Local cement companies risk closure from influx of Senegalese cement


By Tabora Bojang

The general manager of Jah Oil multi-industrial company limited has disclosed that the company has laid off 100 employees because it is running out of business due to a ‘heavy influx’ of cement imported from neighboring Senegal. Momodou Hydara was speaking to The Standard on the sidelines of stakeholder engagement on conformity of cement products to standards organised by the Gambia Standards Bureau in Senegambia Tuesday. Jah Oil, Salam, and Gacem are the only producers of cement in the Gambia. But according to Mr Hydara, the three companies are forced to send about 300 staff home because they continue to be pushed to the edge with the incursion of the Senegalese cement which is sold at cheaper prices with low quality of 32.5 R compared to 42.5R made by the Gambian industries.

Hydara warned that these are preliminary measures taken by the Gambian companies and warned that they could be forced out of business like the Banjul Breweries Limited if the government fails to address it. “There is a heavy influx of cement from our neighboring Senegal and the manner in which it is dumped here is killing the local industries. We don’t have any competitive edge and we have a lot of overheads to pay including paying staff, our bills, and other things and the business is not flowing as usual.
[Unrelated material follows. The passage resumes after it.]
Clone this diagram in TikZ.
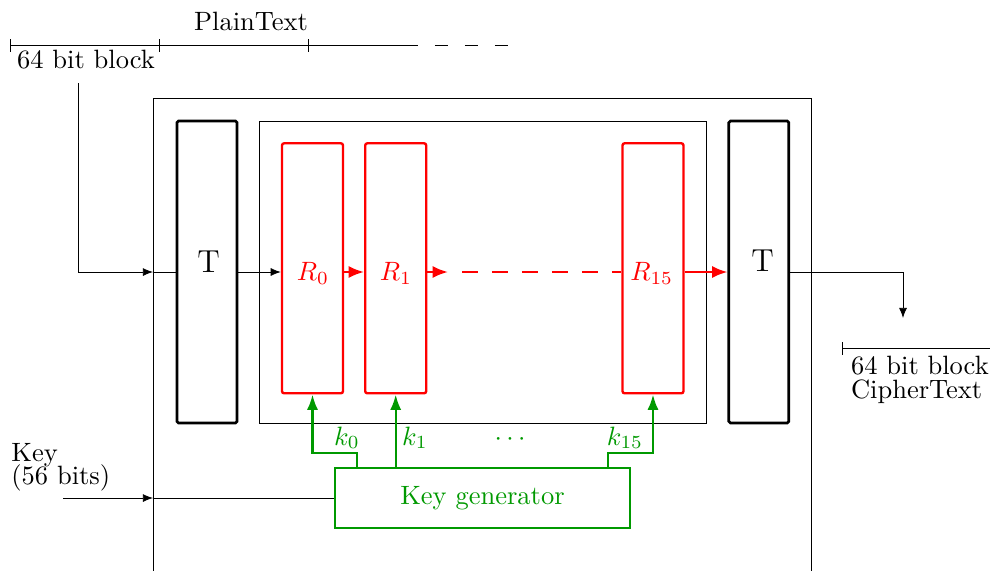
\documentclass[tikz,border=0pt]{standalone}
\usetikzlibrary{arrows.meta,calc}
\definecolor{kgreen}{RGB}{0,153,0}
\definecolor{rred}{RGB}{255,0,0}
\newcommand\pxu{0.3774pt}
\begin{document}
\begin{tikzpicture}[x=0.3774pt,y=-0.3774pt,line width=0.3pt,
  blk/.style={line width=0.3pt,-{Latex[length=3.8pt,width=3pt]}},
  redarr/.style={rred,line width=0.9pt,-{Latex[length=5.8pt,width=4.6pt]}},
  grnarr/.style={kgreen,line width=0.9pt,-{Latex[length=5.8pt,width=4.2pt]}},
  tbox/.style={draw,line width=1pt,rounded corners=0.6pt,inner sep=0pt,
    minimum width=60*\pxu,minimum height=302*\pxu},
  rbox/.style={draw=rred,line width=0.9pt,rounded corners=0.8pt,inner sep=0pt,
    minimum width=61*\pxu,minimum height=250*\pxu},
  txt/.style={inner sep=0pt,anchor=base},
  txtw/.style={inner sep=0pt,anchor=base west}]
\useasboundingbox (0,0) rectangle (990,571);

% plaintext scale
\draw (10,45) -- (418,45);
\draw[dash pattern=on 4.9pt off 6.4pt,dash phase=4.9pt] (418,45) -- (512,45);
\draw (10,39) -- (10,52);
\draw (159,39) -- (159,52);
\draw (308,39) -- (308,52);
\node[txt] (pt) at (251,30) {PlainText};
\node[txt] (blk1) at (86,68) {64 bit block};

% outer frame
\draw (153,571) -- (153,98) -- (811,98) -- (811,571);

% boxes
\node[tbox] (T1) at (207,272) {};
\node[txt,font=\large] (T1l) at (208.5,272.7) {T};
\node[draw,inner sep=0pt,minimum width=447*\pxu,minimum height=302*\pxu] (rounds) at (482.7,272) {};
\node[rbox] (R0) at (312.5,268.3) {};
\node[rbox] (R1) at (395.7,268.3) {};
\node[rbox] (R15) at (653,268.3) {};
\node[txt,text=rred] (R0l) at (313,280.7) {$R_0$};
\node[txt,text=rred] (R1l) at (396,280.7) {$R_1$};
\node[txt,text=rred] (R15l) at (651.7,280.7) {$R_{15}$};
\node[tbox] (T2) at (758.8,272) {};
\node[txt,font=\large] (T2l) at (762.5,271.7) {T};

% input
\coordinate (pin) at (78,83);
\coordinate (oin) at (153,272);
\draw[blk] (pin) |- (oin);
\draw (oin) -- (T1.west);
\draw[blk] (T1.east) -- (R0.west |- T1.east);

% rounds chain
\coordinate (dstart) at (448,272);
\draw[redarr] (R0.east |- T1.east) -- (R1.west |- T1.east);
\draw[redarr] (R1.east |- T1.east) -- (dstart);
\draw[rred,line width=0.9pt,dash pattern=on 6pt off 5.3pt,dash phase=6pt] (dstart) -- (R15.west |- T1.east);
\draw[redarr] (R15.east |- T1.east) -- (T2.west);

% output
\coordinate (outc) at (903,318);
\draw[blk] (T2.east) -| (outc);
\draw (842,348) -- (990,348);
\draw (842,342) -- (842,355);
\node[txtw] (blk2) at (850.7,374) {64 bit block};
\node[txtw] (ct) at (850.7,398) {CipherText};

% key
\node[txtw] (key) at (11,461) {Key};
\node[txtw] (keyb) at (11,484) {(56 bits)};
\node[draw=kgreen,line width=0.9pt,inner sep=0pt,minimum width=295*\pxu,minimum height=60*\pxu,text=kgreen] (KG) at (482.5,498) {Key generator};
\coordinate (kin) at (63,498);
\coordinate (kout) at (153,498);
\draw[blk] (kin) -- (kout);
\draw (kout) -- (KG.west);

\draw[grnarr] ($(KG.north west)+(23,0)$) -- ++(0,-14) -| (R0.south);
\draw[grnarr] (KG.north -| R1.south) -- (R1.south);
\draw[grnarr] ($(KG.north east)+(-23,0)$) -- ++(0,-14) -| (R15.south);
\node[txt,text=kgreen] (k0) at (347,445) {$k_0$};
\node[txt,text=kgreen] (k1) at (415,445) {$k_1$};
\node[txt,text=kgreen] (k15) at (625,445) {$k_{15}$};
\node[txt,text=kgreen] (dots) at (510,445) {$\cdots$};
\end{tikzpicture}
\end{document}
So, we have a choice of either laying off the entire staff and locking those business and then converting them into a training company or streamlining them,” he said.


Hydara said they have been crying out for the government to come up with a mechanism to protect these local industries but have not yet got feedback. “So, the next phase and may God forbid, could be a dead-end and a replica of what happened to the likes of Julbrew. This is a huge insult and the cement they are bringing from Senegal is very low in quality compared to what we produce here but they are selling it at cheaper prices and so unsuspecting buyers will always jump on the cheaper price and this is the cause of the problems we are facing”, Hydara added.

According to Mr. Hydara, the Gambian industries on the contrary are not tapping into the Senegalese market due to their regulations.

“Even tapping into a third country going through Senegal is a hurdle much more to go into their market. It is because the way they drafted those Ecowas laws did not qualify any of our industries to tap into their market.”

He said the local industries are only calling for ways to harmonise and ensure Ecowas countries wanting to trade in the Gambia bring the same quality to allow healthy competition.